[Charts and diagrams as code]
:::::

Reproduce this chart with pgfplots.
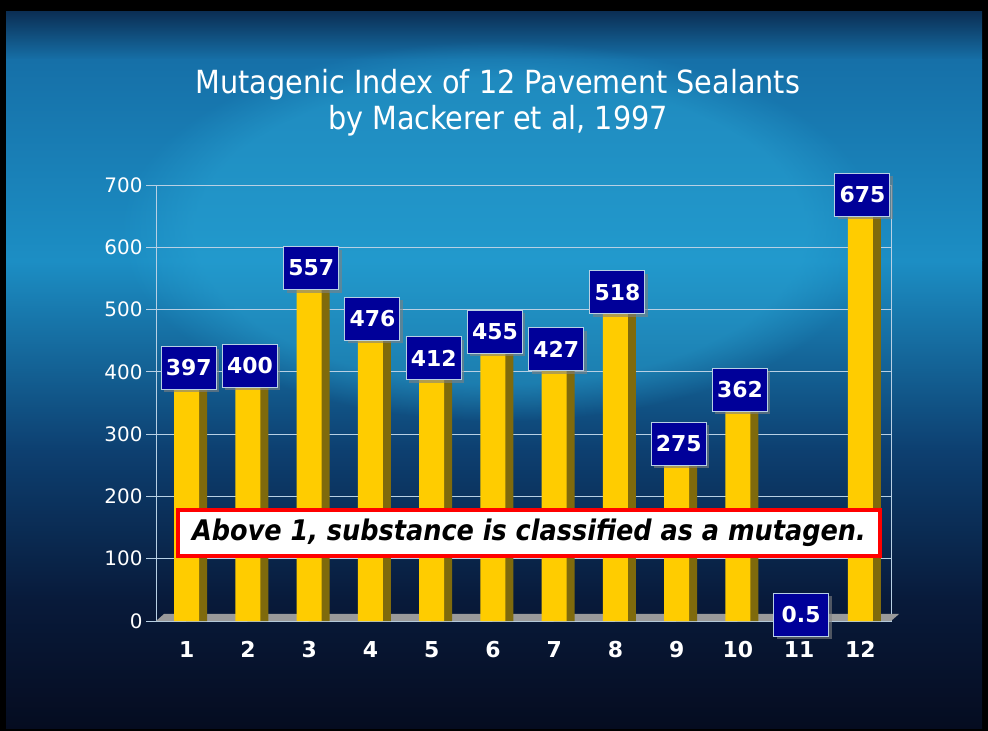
\documentclass[border=0pt]{standalone}
\usepackage{pgfplots}
\pgfplotsset{compat=1.18}
\usepackage{fontspec}
\setmainfont{DejaVu Sans}
\newfontfamily\condfont{DejaVu Sans Condensed}
\usetikzlibrary{shadows,fadings}
\definecolor{bgA}{HTML}{0B2F55}
\definecolor{bgB}{HTML}{1670A8}
\definecolor{bgC}{HTML}{1C8EC4}
\definecolor{bgD}{HTML}{0D3F70}
\definecolor{bgE}{HTML}{081A3A}
\definecolor{bgF}{HTML}{050C20}
\definecolor{glow}{HTML}{2AA8D8}
\definecolor{gridc}{HTML}{B8D0E4}
\definecolor{baryel}{HTML}{FFCC00}
\definecolor{barside}{HTML}{7F6A0C}
\definecolor{navylab}{HTML}{000099}
\definecolor{floorc}{HTML}{9A9A9A}
\begin{document}
\begin{tikzpicture}
\useasboundingbox (0bp,0bp) rectangle (988bp,731bp);
% background
\fill[black] (0bp,0bp) rectangle (988bp,731bp);
\shade[top color=bgA, bottom color=bgB] (6bp,671bp) rectangle (982bp,719bp);
\shade[top color=bgB, bottom color=bgC] (6bp,470bp) rectangle (982bp,671bp);
\shade[top color=bgC, bottom color=bgD] (6bp,280bp) rectangle (982bp,470bp);
\shade[top color=bgD, bottom color=bgE] (6bp,130bp) rectangle (982bp,280bp);
\shade[top color=bgE, bottom color=bgF] (6bp,2bp) rectangle (982bp,130bp);
\fill[glow, path fading=circle with fuzzy edge 20 percent, opacity=0.45] (500bp,500bp) ellipse (380bp and 190bp);
% title
\node[text=white, font=\condfont\fontsize{32}{36}\selectfont, align=center] at (498bp,628bp) {Mutagenic Index of 12 Pavement Sealants\\by Mackerer et al, 1997};
\begin{axis}[
  at={(156bp,110bp)}, anchor=south west, scale only axis,
  width=735bp, height=436bp,
  xmin=0.5, xmax=12.5, ymin=0, ymax=700,
  ytick={0,100,...,700}, xtick={1,...,12},
  minor xtick={0.5,1.5,...,12.5},
  ymajorgrids, major grid style={gridc, line width=1bp},
  axis line style={gridc, line width=1bp},
  tick align=outside, ytick pos=left, xtick pos=bottom,
  major tick length=10bp, minor tick length=8bp,
  xtick style={draw=none}, minor tick style={draw=gridc, line width=1bp},
  ytick style={draw=gridc, line width=1bp},
  /pgf/number format/assume math mode=true,
  yticklabel style={font=\fontsize{20}{24}\selectfont, text=white},
  xticklabel style={font=\bfseries\fontsize{22}{26}\selectfont, text=white, yshift=-7bp},
  clip=false,
  ybar,
]
\fill[floorc] (axis cs:0.5,0) -- (axis cs:12.5,0) -- ([xshift=8bp,yshift=7bp]axis cs:12.5,0) -- ([xshift=8bp,yshift=7bp]axis cs:0.5,0) -- cycle;
\addplot[fill=barside, draw=none, bar width=21bp, bar shift=10bp] coordinates {
(1,397) (2,400) (3,557) (4,476) (5,412) (6,455) (7,427) (8,518) (9,275) (10,362) (11,0.5) (12,675)};
\addplot[fill=baryel, draw=none, bar width=25bp, bar shift=0bp,
  nodes near coords,
  every node near coord/.style={anchor=center, yshift=6bp, xshift=2bp, fill=navylab, draw=gridc, line width=1bp,
    text=white, font=\bfseries\fontsize{22}{24}\selectfont, minimum width=55bp, minimum height=43bp,
    inner sep=2bp, drop shadow={shadow xshift=3bp, shadow yshift=-3bp, opacity=0.6},
    /pgf/number format/assume math mode=true}] coordinates {
(1,397) (2,400) (3,557) (4,476) (5,412) (6,455) (7,427) (8,518) (9,275) (10,362) (11,0.5) (12,675)};
\end{axis}
\node[fill=white, draw=red, line width=3.5bp, minimum width=702bp, minimum height=46bp, inner sep=0pt,
  font=\condfont\bfseries\itshape\fontsize{28.5}{32}\selectfont, text=black] at (529bp,198bp) {Above 1, substance is classified as a mutagen.};
\end{tikzpicture}
\end{document}
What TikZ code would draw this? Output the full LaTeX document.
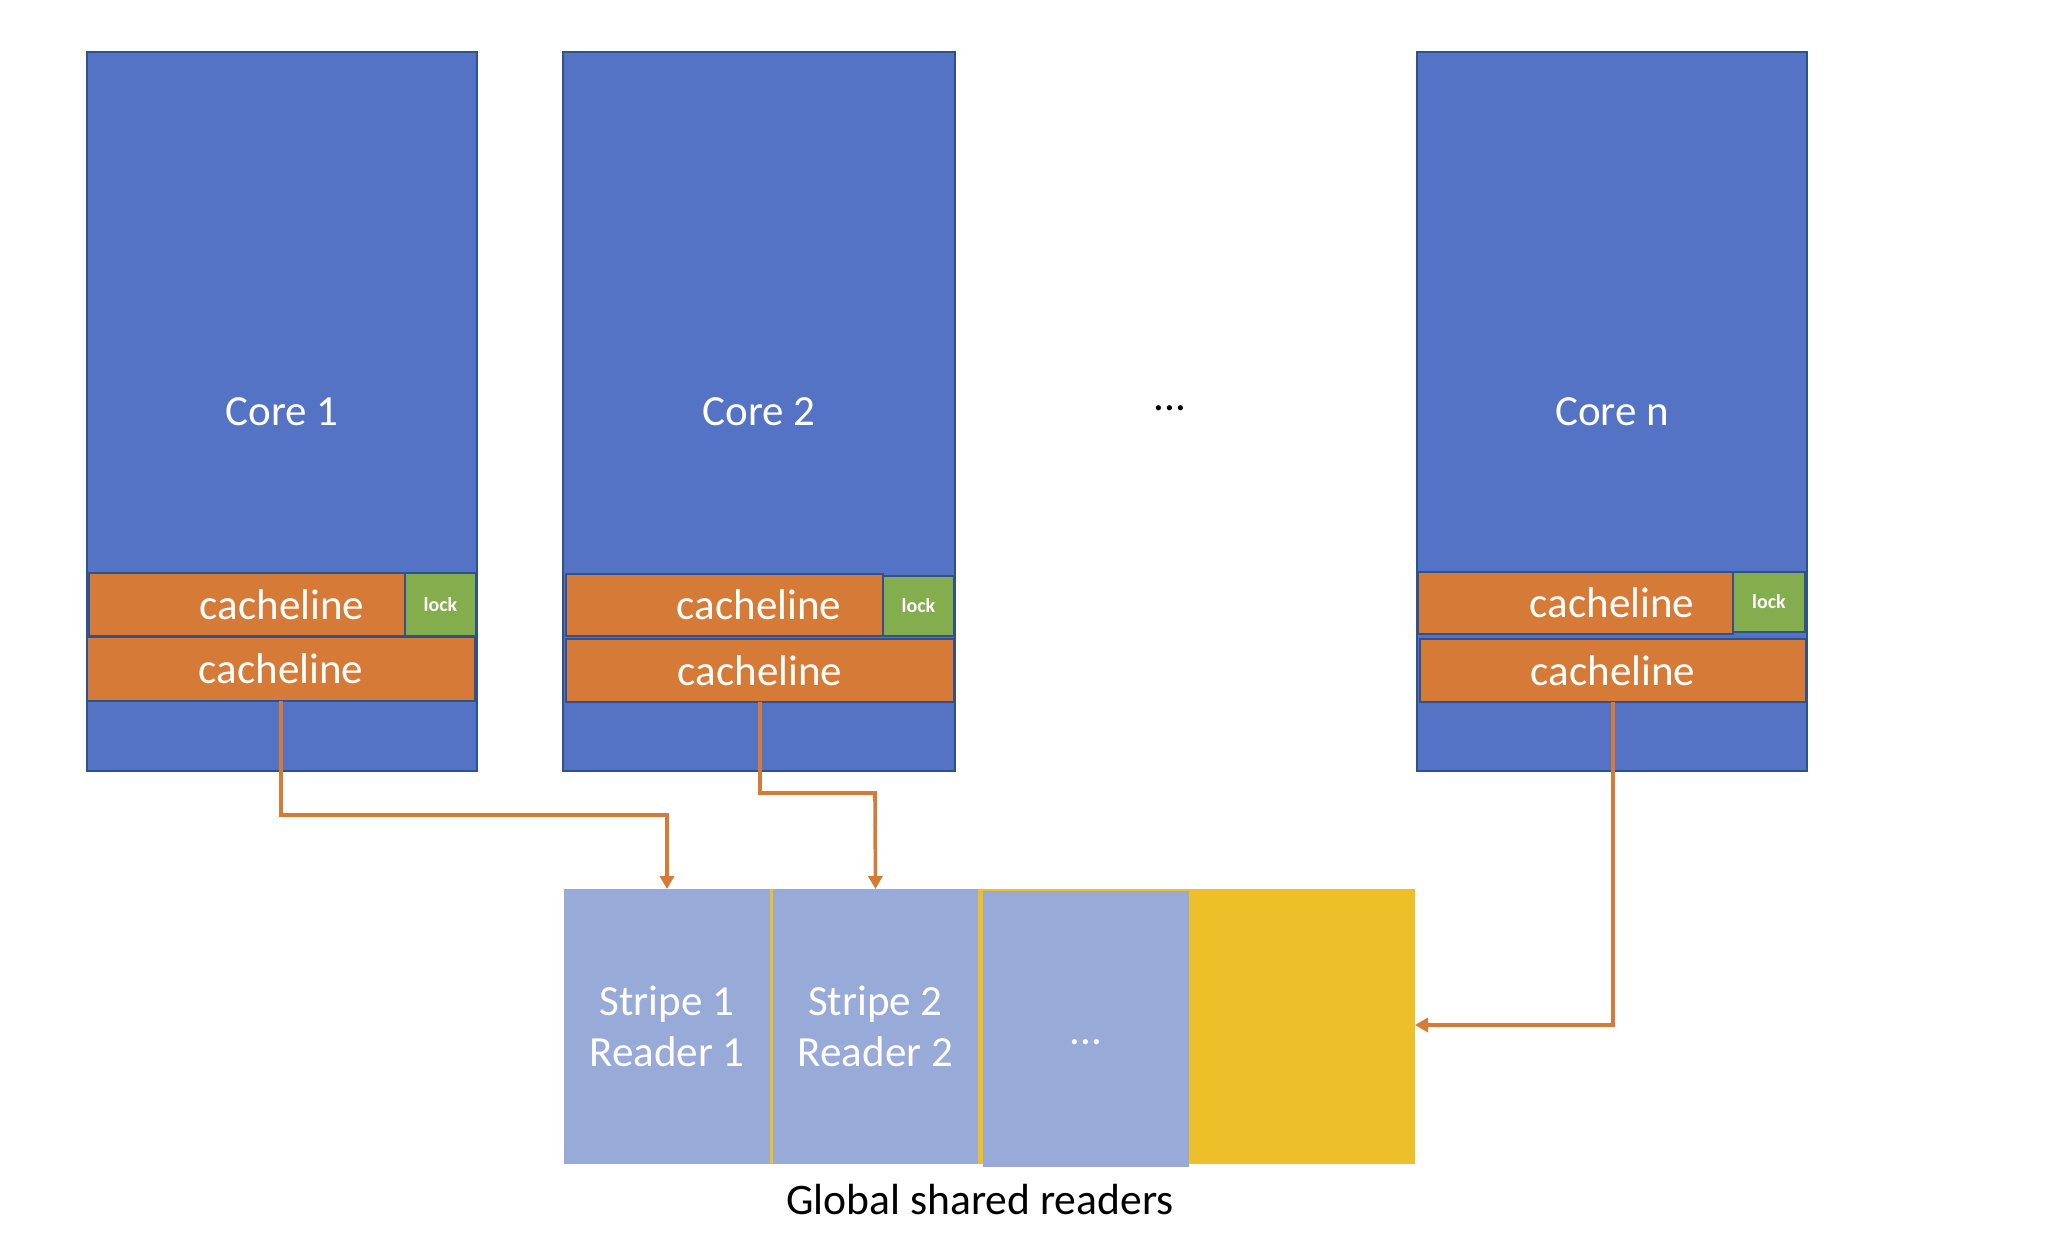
\documentclass[tikz,border=0pt]{standalone}
\usepackage{fontspec}
\setmainfont{Carlito}
\usetikzlibrary{arrows.meta}
\definecolor{coreblue}{HTML}{5473C4}
\definecolor{edgeblue}{HTML}{2F528F}
\definecolor{cacheorange}{HTML}{D57B37}
\definecolor{lockgreen}{HTML}{84AD4E}
\definecolor{stripeblue}{HTML}{97AAD8}
\definecolor{stripeyellow}{HTML}{EDBF28}
\newcommand\rbox[6]{\node[#6, anchor=north west, minimum width={(#4-#2)*0.5pt}, minimum height={(#5-#3)*0.5pt}] (#1) at (#2,#3) {};}
\tikzset{
  base/.style={rectangle, inner sep=0pt, outer sep=0pt},
  core/.style={base, fill=coreblue, draw=edgeblue, line width=1pt},
  cache/.style={base, fill=cacheorange, draw=edgeblue, line width=0.8pt},
  lockbox/.style={base, fill=lockgreen, draw=edgeblue, line width=0.8pt},
  stripe/.style={base, fill=stripeblue},
  yellowbox/.style={base, fill=stripeyellow},
  bigtxt/.style={text=white, font=\fontsize{21.5}{25.5}\selectfont, align=center},
  smalltxt/.style={text=white, font=\bfseries\fontsize{10}{12}\selectfont},
  link/.style={draw=cacheorange, line width=1.8pt, -{Triangle[length=6.5pt,width=7pt]}}
}
\begin{document}
\begin{tikzpicture}[x=0.5pt,y=-0.5pt]
\useasboundingbox (0,0) rectangle (2058,1242);
% cores
\rbox{c1}{87}{52}{477}{771}{core}
\rbox{c2}{563}{52}{955}{771}{core}
\rbox{cn}{1417}{52}{1807}{771}{core}
\node[bigtxt] at (c1.center) {Core 1};
\node[bigtxt] at (c2.center) {Core 2};
\node[bigtxt] at (cn.center) {Core n};
\node[text=black, font=\fontsize{21.5}{25.5}\selectfont] (dots) at (1170,408) {...};
% cachelines core 1
\rbox{c1a}{89}{573}{405}{636}{cache}
\rbox{c1l}{405}{573}{476}{636}{lockbox}
\rbox{c1b}{87}{637}{475}{701}{cache}
\node[bigtxt] at (c1.center |- c1a.center) {cacheline};
\node[smalltxt] at (c1l.center) {lock};
\node[bigtxt] at (c1b.center) {cacheline};
% cachelines core 2
\rbox{c2a}{566}{574}{883}{636}{cache}
\rbox{c2l}{883}{576}{954}{636}{lockbox}
\rbox{c2b}{566}{639}{954}{702}{cache}
\node[bigtxt] at (c2.center |- c2a.center) {cacheline};
\node[smalltxt] at (c2l.center) {lock};
\node[bigtxt] at (c2b.center) {cacheline};
% cachelines core n
\rbox{cna}{1418}{572}{1733}{634}{cache}
\rbox{cnl}{1733}{572}{1805}{632}{lockbox}
\rbox{cnb}{1420}{639}{1806}{702}{cache}
\node[bigtxt] at (cn.center |- cna.center) {cacheline};
\node[smalltxt] at (cnl.center) {lock};
\node[bigtxt] at (cnb.center) {cacheline};
% global shared readers
\rbox{yel}{564}{889}{1415}{1164}{yellowbox}
\rbox{s1}{564}{889}{770}{1164}{stripe}
\rbox{s2}{773}{889}{978}{1164}{stripe}
\rbox{s3}{983}{891}{1189}{1167}{stripe}
\node[bigtxt] at (s1.center) {Stripe 1\\Reader 1};
\node[bigtxt] at (s2.center) {Stripe 2\\Reader 2};
\node[bigtxt] at ([yshift=-6.5pt]s3.center) {...};
\node[text=black, font=\fontsize{21.8}{26}\selectfont] (glob) at (980,1200) {Global shared readers};
% connectors
\draw[link] (c1b.south) |- (667,815) -- (s1.north);
\draw[link] (c2b.south) |- (875,793) -- (s2.north);
\draw[link] (cnb.south) |- (yel.east |- 0,1025);
\end{tikzpicture}
\end{document}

:::::

SHORT EXERCISE
Look for the word "this" in every line of the listing and copy the lines that have it.

EXERCISE RESPONSE
Reproduce this chart with pgfplots.
What TikZ code would draw this? Output the full LaTeX document.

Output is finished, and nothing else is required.